--- Begin EXERCISE MATERIAL ---

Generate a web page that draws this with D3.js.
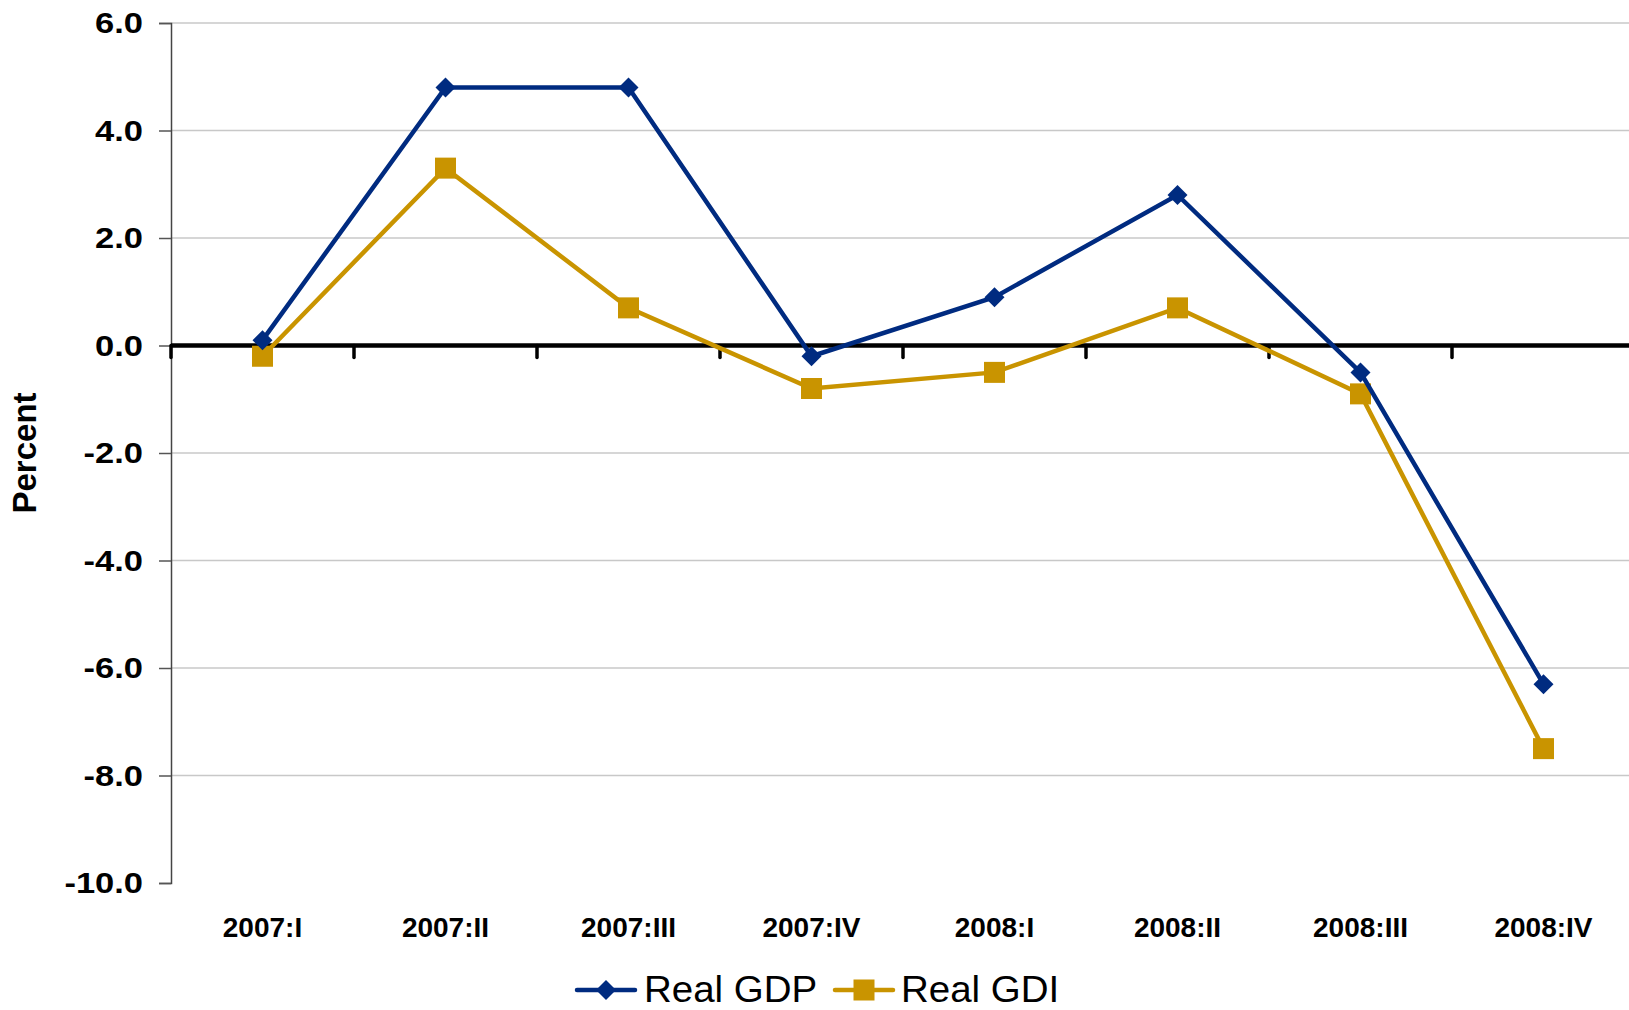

--- End EXERCISE MATERIAL ---
--- Begin EXERCISE MATERIAL ---

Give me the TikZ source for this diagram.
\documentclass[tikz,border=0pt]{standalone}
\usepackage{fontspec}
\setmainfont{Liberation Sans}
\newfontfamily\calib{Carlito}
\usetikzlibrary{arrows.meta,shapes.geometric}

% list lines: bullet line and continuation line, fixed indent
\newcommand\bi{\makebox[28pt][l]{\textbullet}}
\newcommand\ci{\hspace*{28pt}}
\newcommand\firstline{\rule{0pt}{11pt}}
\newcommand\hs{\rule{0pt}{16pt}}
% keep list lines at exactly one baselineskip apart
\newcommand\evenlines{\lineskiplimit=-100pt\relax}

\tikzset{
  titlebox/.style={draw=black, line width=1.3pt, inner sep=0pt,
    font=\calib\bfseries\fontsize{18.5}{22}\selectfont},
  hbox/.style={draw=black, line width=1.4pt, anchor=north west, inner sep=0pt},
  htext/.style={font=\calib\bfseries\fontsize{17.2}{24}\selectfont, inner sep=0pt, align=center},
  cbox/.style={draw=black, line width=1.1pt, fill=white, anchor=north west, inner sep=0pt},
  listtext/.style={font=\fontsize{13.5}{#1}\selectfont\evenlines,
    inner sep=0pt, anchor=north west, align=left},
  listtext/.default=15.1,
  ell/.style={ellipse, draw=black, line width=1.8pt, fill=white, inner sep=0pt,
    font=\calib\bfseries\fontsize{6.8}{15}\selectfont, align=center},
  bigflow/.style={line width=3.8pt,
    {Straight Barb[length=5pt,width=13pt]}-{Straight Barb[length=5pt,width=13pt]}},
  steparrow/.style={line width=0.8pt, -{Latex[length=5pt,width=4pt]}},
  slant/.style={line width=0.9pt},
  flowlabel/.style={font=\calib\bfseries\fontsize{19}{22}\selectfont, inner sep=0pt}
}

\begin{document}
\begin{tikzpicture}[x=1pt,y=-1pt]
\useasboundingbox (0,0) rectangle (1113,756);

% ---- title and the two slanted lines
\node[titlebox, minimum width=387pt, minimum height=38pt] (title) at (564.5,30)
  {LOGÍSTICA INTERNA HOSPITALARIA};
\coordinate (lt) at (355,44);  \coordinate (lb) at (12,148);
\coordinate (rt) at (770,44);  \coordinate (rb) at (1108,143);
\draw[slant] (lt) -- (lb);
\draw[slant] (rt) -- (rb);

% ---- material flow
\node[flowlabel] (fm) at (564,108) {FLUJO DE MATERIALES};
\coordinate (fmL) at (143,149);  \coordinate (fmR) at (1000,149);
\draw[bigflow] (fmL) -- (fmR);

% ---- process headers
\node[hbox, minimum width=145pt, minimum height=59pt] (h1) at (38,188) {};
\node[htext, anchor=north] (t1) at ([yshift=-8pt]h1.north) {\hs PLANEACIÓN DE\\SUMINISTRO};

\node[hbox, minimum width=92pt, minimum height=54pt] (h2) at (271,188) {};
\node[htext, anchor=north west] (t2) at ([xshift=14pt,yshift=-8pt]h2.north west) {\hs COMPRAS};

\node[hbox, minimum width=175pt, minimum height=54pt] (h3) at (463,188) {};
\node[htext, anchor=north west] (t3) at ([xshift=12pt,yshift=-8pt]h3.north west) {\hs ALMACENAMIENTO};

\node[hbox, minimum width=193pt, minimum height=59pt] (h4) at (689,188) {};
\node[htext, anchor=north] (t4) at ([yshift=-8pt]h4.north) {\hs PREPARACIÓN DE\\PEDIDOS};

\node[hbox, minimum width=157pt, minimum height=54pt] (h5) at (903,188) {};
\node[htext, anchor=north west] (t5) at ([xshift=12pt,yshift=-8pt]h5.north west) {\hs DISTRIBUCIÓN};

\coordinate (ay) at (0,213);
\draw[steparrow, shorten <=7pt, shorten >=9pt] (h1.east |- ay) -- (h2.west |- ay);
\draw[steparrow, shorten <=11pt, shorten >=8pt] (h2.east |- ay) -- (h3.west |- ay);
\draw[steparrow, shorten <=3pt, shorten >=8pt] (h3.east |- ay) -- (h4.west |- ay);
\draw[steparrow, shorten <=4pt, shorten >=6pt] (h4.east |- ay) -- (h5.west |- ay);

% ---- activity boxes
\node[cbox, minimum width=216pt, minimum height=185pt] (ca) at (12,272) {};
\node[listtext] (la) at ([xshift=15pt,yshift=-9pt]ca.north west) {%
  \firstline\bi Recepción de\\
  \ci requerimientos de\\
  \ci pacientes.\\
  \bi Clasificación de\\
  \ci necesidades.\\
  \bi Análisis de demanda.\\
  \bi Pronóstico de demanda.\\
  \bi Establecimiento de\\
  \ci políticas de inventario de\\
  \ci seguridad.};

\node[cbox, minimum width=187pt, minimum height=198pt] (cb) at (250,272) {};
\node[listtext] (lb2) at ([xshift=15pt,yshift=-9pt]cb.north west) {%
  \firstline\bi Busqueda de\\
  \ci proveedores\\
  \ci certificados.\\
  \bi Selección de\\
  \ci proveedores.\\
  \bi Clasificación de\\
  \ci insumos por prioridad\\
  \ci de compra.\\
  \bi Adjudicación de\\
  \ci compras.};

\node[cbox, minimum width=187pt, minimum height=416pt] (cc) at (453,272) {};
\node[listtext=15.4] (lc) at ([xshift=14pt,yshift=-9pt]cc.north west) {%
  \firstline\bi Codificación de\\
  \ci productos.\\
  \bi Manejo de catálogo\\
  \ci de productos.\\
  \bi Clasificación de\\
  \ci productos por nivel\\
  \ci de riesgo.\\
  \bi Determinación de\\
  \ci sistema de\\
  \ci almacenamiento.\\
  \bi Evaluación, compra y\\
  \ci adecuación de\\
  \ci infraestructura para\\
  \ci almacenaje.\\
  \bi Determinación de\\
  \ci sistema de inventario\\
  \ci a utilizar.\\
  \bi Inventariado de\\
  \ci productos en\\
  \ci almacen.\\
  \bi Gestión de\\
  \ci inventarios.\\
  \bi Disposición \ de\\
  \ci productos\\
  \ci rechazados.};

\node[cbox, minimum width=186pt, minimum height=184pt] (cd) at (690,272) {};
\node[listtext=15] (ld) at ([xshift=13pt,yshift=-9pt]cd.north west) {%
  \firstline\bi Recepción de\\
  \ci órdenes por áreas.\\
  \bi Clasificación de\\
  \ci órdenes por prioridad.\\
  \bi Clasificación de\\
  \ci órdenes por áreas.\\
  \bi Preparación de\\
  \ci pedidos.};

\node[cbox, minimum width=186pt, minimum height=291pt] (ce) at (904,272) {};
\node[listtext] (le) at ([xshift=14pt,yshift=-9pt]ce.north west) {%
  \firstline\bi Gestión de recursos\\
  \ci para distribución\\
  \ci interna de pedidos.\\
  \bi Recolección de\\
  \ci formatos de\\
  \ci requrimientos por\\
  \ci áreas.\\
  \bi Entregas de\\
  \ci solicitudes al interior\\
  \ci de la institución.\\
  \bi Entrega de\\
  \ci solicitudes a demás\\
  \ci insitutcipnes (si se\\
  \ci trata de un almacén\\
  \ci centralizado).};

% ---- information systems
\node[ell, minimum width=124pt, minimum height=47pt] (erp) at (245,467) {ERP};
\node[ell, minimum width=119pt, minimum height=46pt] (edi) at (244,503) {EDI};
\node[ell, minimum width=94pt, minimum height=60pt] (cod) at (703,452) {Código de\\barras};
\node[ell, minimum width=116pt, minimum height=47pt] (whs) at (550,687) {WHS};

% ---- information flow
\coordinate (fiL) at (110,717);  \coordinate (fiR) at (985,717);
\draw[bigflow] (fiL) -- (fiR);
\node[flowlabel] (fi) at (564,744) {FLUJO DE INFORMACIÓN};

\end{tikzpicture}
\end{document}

--- End EXERCISE MATERIAL ---

THE TASK |
Look through the material above. Copy each line where the word "this" appears.

WRITTEN RESPONSE |
Generate a web page that draws this with D3.js.
Give me the TikZ source for this diagram.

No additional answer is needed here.